-- Start of Dataset extract --

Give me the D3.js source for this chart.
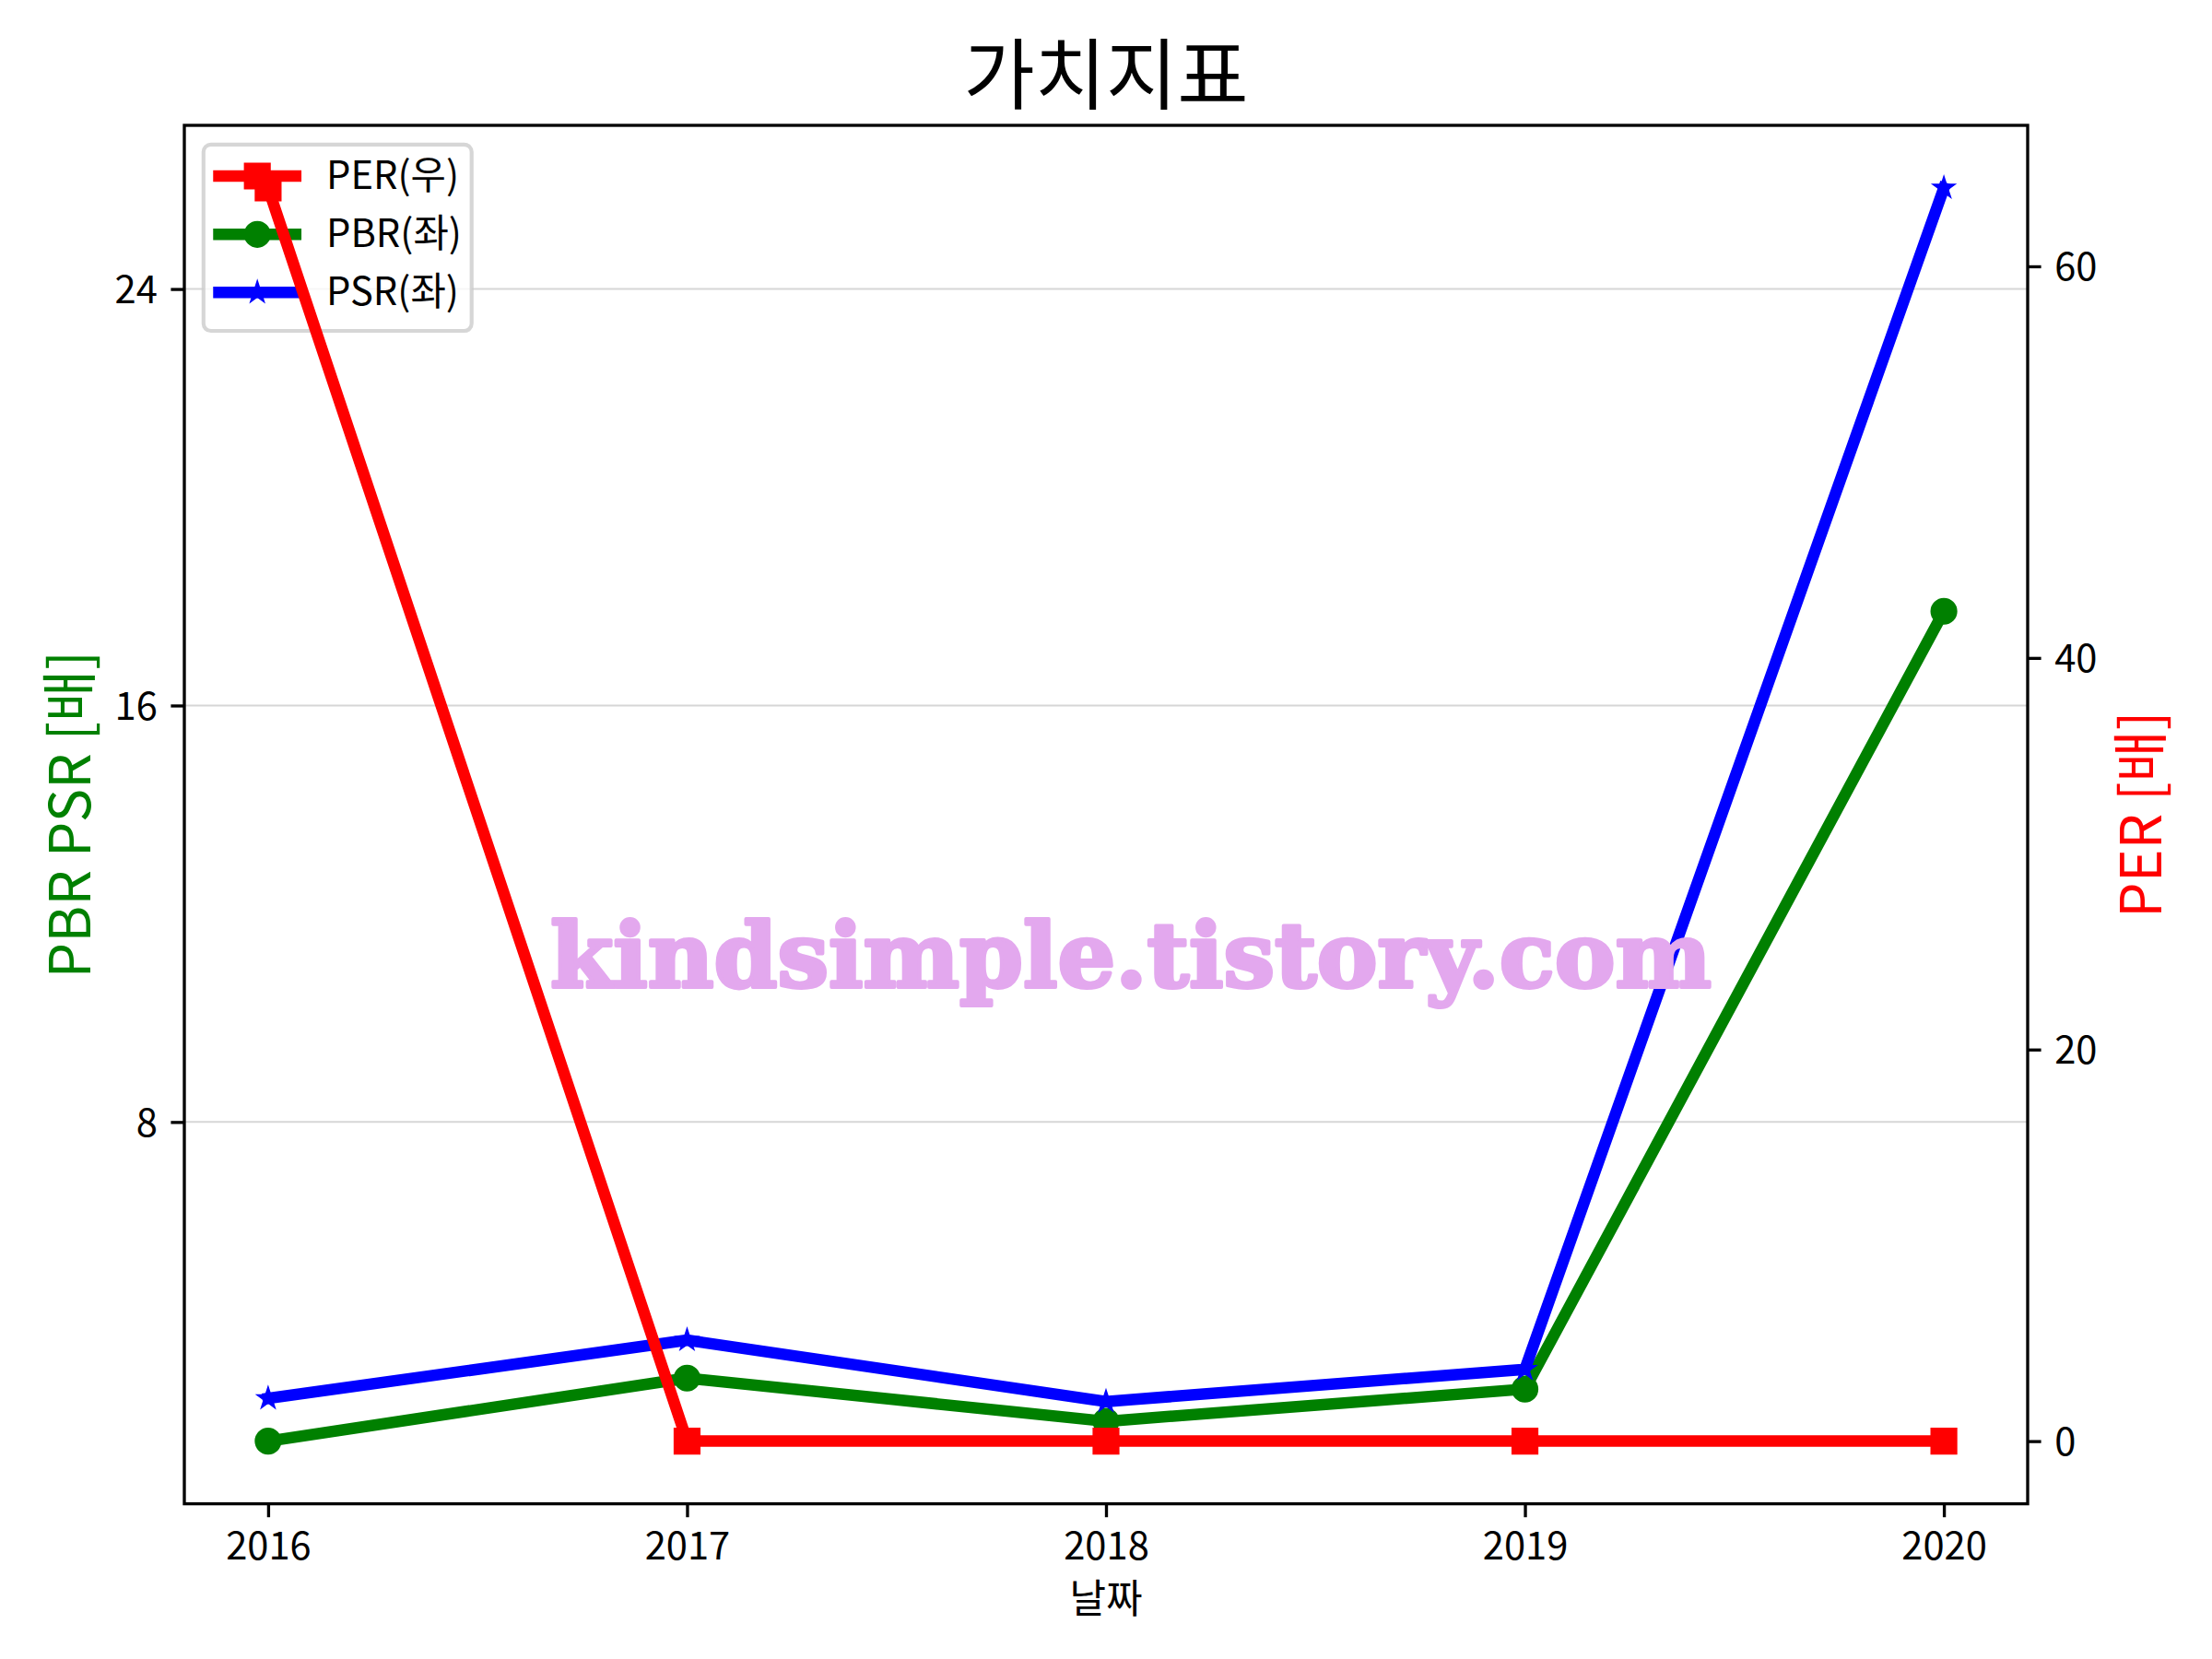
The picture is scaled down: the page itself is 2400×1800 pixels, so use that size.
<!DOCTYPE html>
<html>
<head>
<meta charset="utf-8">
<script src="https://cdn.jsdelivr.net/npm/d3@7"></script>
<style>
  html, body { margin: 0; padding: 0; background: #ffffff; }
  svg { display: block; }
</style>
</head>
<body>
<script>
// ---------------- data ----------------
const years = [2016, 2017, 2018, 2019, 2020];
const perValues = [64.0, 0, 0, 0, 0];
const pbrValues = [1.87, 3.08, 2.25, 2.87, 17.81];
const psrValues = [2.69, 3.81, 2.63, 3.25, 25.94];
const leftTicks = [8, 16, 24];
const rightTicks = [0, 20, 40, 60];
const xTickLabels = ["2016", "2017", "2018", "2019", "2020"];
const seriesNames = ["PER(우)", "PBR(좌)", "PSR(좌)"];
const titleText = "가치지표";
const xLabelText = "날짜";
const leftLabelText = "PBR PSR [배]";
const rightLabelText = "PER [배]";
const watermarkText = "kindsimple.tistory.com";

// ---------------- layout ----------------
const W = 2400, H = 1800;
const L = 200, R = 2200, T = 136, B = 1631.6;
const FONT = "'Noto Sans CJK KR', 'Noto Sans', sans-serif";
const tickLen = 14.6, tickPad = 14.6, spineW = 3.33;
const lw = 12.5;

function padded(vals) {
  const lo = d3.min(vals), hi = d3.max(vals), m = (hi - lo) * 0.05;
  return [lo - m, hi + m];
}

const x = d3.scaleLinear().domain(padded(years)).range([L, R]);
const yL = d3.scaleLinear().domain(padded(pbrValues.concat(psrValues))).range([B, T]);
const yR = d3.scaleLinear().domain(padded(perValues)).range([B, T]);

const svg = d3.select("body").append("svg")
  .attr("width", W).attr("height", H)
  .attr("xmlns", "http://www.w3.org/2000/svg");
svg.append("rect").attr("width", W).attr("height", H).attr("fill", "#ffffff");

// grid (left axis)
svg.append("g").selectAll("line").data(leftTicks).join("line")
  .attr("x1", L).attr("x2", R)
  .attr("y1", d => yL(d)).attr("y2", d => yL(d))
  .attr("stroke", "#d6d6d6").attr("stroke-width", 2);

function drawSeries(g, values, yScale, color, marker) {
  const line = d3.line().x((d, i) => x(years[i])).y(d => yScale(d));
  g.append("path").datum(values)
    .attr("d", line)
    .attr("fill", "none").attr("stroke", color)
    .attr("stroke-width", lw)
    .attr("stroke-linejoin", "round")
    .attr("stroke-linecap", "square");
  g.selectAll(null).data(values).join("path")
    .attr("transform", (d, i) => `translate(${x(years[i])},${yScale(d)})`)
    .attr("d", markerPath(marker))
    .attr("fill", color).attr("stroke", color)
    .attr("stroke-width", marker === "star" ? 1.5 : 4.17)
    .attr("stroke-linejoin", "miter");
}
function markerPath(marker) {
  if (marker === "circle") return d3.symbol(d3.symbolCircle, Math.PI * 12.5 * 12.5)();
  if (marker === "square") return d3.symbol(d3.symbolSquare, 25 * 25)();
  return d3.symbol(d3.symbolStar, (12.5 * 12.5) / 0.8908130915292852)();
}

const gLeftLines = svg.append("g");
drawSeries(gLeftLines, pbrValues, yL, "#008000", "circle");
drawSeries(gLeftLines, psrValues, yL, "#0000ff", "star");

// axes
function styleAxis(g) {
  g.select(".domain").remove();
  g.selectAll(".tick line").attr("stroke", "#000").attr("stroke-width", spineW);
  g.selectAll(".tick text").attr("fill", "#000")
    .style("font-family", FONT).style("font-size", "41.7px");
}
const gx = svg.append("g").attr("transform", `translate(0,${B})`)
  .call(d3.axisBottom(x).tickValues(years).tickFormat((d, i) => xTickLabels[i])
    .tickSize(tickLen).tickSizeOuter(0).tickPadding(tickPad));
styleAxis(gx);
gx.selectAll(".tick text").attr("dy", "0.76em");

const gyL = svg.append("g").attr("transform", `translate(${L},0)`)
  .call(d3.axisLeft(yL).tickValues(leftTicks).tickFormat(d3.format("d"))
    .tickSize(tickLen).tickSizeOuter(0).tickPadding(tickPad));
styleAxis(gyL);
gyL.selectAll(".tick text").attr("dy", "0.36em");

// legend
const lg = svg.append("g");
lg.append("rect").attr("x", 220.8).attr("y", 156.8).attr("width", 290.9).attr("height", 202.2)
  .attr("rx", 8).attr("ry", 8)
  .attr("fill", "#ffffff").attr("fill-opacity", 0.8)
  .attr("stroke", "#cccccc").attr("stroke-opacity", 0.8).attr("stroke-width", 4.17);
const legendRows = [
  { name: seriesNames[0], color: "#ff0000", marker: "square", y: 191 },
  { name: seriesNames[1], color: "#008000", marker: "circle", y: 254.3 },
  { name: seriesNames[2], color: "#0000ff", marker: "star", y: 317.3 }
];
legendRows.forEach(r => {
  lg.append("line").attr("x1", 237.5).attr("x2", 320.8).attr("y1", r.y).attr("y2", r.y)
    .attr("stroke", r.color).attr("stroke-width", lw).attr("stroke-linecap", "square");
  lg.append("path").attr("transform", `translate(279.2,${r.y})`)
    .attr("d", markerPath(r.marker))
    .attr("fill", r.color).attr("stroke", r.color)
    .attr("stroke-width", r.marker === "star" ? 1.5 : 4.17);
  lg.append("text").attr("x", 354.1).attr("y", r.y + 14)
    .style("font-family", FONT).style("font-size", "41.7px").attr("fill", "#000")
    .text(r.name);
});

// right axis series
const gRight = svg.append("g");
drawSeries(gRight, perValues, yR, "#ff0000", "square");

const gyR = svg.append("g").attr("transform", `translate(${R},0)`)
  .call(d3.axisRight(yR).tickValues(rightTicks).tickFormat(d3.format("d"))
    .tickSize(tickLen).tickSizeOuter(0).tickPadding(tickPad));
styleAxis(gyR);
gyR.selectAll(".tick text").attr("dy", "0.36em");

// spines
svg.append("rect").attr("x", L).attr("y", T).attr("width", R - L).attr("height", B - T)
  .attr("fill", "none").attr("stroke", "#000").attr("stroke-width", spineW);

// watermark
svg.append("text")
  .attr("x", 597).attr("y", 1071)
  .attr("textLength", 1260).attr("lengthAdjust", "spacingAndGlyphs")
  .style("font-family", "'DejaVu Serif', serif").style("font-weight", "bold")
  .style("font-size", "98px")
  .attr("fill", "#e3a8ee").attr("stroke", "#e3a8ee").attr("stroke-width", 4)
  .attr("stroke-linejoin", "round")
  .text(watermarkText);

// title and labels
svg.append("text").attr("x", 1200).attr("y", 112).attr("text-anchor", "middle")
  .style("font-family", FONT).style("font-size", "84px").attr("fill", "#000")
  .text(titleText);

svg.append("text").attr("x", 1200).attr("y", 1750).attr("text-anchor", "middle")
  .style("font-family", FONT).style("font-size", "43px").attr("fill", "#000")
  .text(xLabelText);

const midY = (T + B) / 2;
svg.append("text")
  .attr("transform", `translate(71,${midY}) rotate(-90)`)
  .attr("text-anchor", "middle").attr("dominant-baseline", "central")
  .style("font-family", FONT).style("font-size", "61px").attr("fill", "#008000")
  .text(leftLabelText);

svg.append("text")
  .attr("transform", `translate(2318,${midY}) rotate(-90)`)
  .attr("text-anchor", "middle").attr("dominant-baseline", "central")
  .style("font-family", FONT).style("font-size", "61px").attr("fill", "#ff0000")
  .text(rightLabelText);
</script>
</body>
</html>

-- End of Dataset extract --

Print the complete listing exactly, apart from any pictures.

# Answer
Give me the D3.js source for this chart.
The picture is scaled down: the page itself is 2400×1800 pixels, so use that size.
<!DOCTYPE html>
<html>
<head>
<meta charset="utf-8">
<script src="https://cdn.jsdelivr.net/npm/d3@7"></script>
<style>
  html, body { margin: 0; padding: 0; background: #ffffff; }
  svg { display: block; }
</style>
</head>
<body>
<script>
// ---------------- data ----------------
const years = [2016, 2017, 2018, 2019, 2020];
const perValues = [64.0, 0, 0, 0, 0];
const pbrValues = [1.87, 3.08, 2.25, 2.87, 17.81];
const psrValues = [2.69, 3.81, 2.63, 3.25, 25.94];
const leftTicks = [8, 16, 24];
const rightTicks = [0, 20, 40, 60];
const xTickLabels = ["2016", "2017", "2018", "2019", "2020"];
const seriesNames = ["PER(우)", "PBR(좌)", "PSR(좌)"];
const titleText = "가치지표";
const xLabelText = "날짜";
const leftLabelText = "PBR PSR [배]";
const rightLabelText = "PER [배]";
const watermarkText = "kindsimple.tistory.com";

// ---------------- layout ----------------
const W = 2400, H = 1800;
const L = 200, R = 2200, T = 136, B = 1631.6;
const FONT = "'Noto Sans CJK KR', 'Noto Sans', sans-serif";
const tickLen = 14.6, tickPad = 14.6, spineW = 3.33;
const lw = 12.5;

function padded(vals) {
  const lo = d3.min(vals), hi = d3.max(vals), m = (hi - lo) * 0.05;
  return [lo - m, hi + m];
}

const x = d3.scaleLinear().domain(padded(years)).range([L, R]);
const yL = d3.scaleLinear().domain(padded(pbrValues.concat(psrValues))).range([B, T]);
const yR = d3.scaleLinear().domain(padded(perValues)).range([B, T]);

const svg = d3.select("body").append("svg")
  .attr("width", W).attr("height", H)
  .attr("xmlns", "http://www.w3.org/2000/svg");
svg.append("rect").attr("width", W).attr("height", H).attr("fill", "#ffffff");

// grid (left axis)
svg.append("g").selectAll("line").data(leftTicks).join("line")
  .attr("x1", L).attr("x2", R)
  .attr("y1", d => yL(d)).attr("y2", d => yL(d))
  .attr("stroke", "#d6d6d6").attr("stroke-width", 2);

function drawSeries(g, values, yScale, color, marker) {
  const line = d3.line().x((d, i) => x(years[i])).y(d => yScale(d));
  g.append("path").datum(values)
    .attr("d", line)
    .attr("fill", "none").attr("stroke", color)
    .attr("stroke-width", lw)
    .attr("stroke-linejoin", "round")
    .attr("stroke-linecap", "square");
  g.selectAll(null).data(values).join("path")
    .attr("transform", (d, i) => `translate(${x(years[i])},${yScale(d)})`)
    .attr("d", markerPath(marker))
    .attr("fill", color).attr("stroke", color)
    .attr("stroke-width", marker === "star" ? 1.5 : 4.17)
    .attr("stroke-linejoin", "miter");
}
function markerPath(marker) {
  if (marker === "circle") return d3.symbol(d3.symbolCircle, Math.PI * 12.5 * 12.5)();
  if (marker === "square") return d3.symbol(d3.symbolSquare, 25 * 25)();
  return d3.symbol(d3.symbolStar, (12.5 * 12.5) / 0.8908130915292852)();
}

const gLeftLines = svg.append("g");
drawSeries(gLeftLines, pbrValues, yL, "#008000", "circle");
drawSeries(gLeftLines, psrValues, yL, "#0000ff", "star");

// axes
function styleAxis(g) {
  g.select(".domain").remove();
  g.selectAll(".tick line").attr("stroke", "#000").attr("stroke-width", spineW);
  g.selectAll(".tick text").attr("fill", "#000")
    .style("font-family", FONT).style("font-size", "41.7px");
}
const gx = svg.append("g").attr("transform", `translate(0,${B})`)
  .call(d3.axisBottom(x).tickValues(years).tickFormat((d, i) => xTickLabels[i])
    .tickSize(tickLen).tickSizeOuter(0).tickPadding(tickPad));
styleAxis(gx);
gx.selectAll(".tick text").attr("dy", "0.76em");

const gyL = svg.append("g").attr("transform", `translate(${L},0)`)
  .call(d3.axisLeft(yL).tickValues(leftTicks).tickFormat(d3.format("d"))
    .tickSize(tickLen).tickSizeOuter(0).tickPadding(tickPad));
styleAxis(gyL);
gyL.selectAll(".tick text").attr("dy", "0.36em");

// legend
const lg = svg.append("g");
lg.append("rect").attr("x", 220.8).attr("y", 156.8).attr("width", 290.9).attr("height", 202.2)
  .attr("rx", 8).attr("ry", 8)
  .attr("fill", "#ffffff").attr("fill-opacity", 0.8)
  .attr("stroke", "#cccccc").attr("stroke-opacity", 0.8).attr("stroke-width", 4.17);
const legendRows = [
  { name: seriesNames[0], color: "#ff0000", marker: "square", y: 191 },
  { name: seriesNames[1], color: "#008000", marker: "circle", y: 254.3 },
  { name: seriesNames[2], color: "#0000ff", marker: "star", y: 317.3 }
];
legendRows.forEach(r => {
  lg.append("line").attr("x1", 237.5).attr("x2", 320.8).attr("y1", r.y).attr("y2", r.y)
    .attr("stroke", r.color).attr("stroke-width", lw).attr("stroke-linecap", "square");
  lg.append("path").attr("transform", `translate(279.2,${r.y})`)
    .attr("d", markerPath(r.marker))
    .attr("fill", r.color).attr("stroke", r.color)
    .attr("stroke-width", r.marker === "star" ? 1.5 : 4.17);
  lg.append("text").attr("x", 354.1).attr("y", r.y + 14)
    .style("font-family", FONT).style("font-size", "41.7px").attr("fill", "#000")
    .text(r.name);
});

// right axis series
const gRight = svg.append("g");
drawSeries(gRight, perValues, yR, "#ff0000", "square");

const gyR = svg.append("g").attr("transform", `translate(${R},0)`)
  .call(d3.axisRight(yR).tickValues(rightTicks).tickFormat(d3.format("d"))
    .tickSize(tickLen).tickSizeOuter(0).tickPadding(tickPad));
styleAxis(gyR);
gyR.selectAll(".tick text").attr("dy", "0.36em");

// spines
svg.append("rect").attr("x", L).attr("y", T).attr("width", R - L).attr("height", B - T)
  .attr("fill", "none").attr("stroke", "#000").attr("stroke-width", spineW);

// watermark
svg.append("text")
  .attr("x", 597).attr("y", 1071)
  .attr("textLength", 1260).attr("lengthAdjust", "spacingAndGlyphs")
  .style("font-family", "'DejaVu Serif', serif").style("font-weight", "bold")
  .style("font-size", "98px")
  .attr("fill", "#e3a8ee").attr("stroke", "#e3a8ee").attr("stroke-width", 4)
  .attr("stroke-linejoin", "round")
  .text(watermarkText);

// title and labels
svg.append("text").attr("x", 1200).attr("y", 112).attr("text-anchor", "middle")
  .style("font-family", FONT).style("font-size", "84px").attr("fill", "#000")
  .text(titleText);

svg.append("text").attr("x", 1200).attr("y", 1750).attr("text-anchor", "middle")
  .style("font-family", FONT).style("font-size", "43px").attr("fill", "#000")
  .text(xLabelText);

const midY = (T + B) / 2;
svg.append("text")
  .attr("transform", `translate(71,${midY}) rotate(-90)`)
  .attr("text-anchor", "middle").attr("dominant-baseline", "central")
  .style("font-family", FONT).style("font-size", "61px").attr("fill", "#008000")
  .text(leftLabelText);

svg.append("text")
  .attr("transform", `translate(2318,${midY}) rotate(-90)`)
  .attr("text-anchor", "middle").attr("dominant-baseline", "central")
  .style("font-family", FONT).style("font-size", "61px").attr("fill", "#ff0000")
  .text(rightLabelText);
</script>
</body>
</html>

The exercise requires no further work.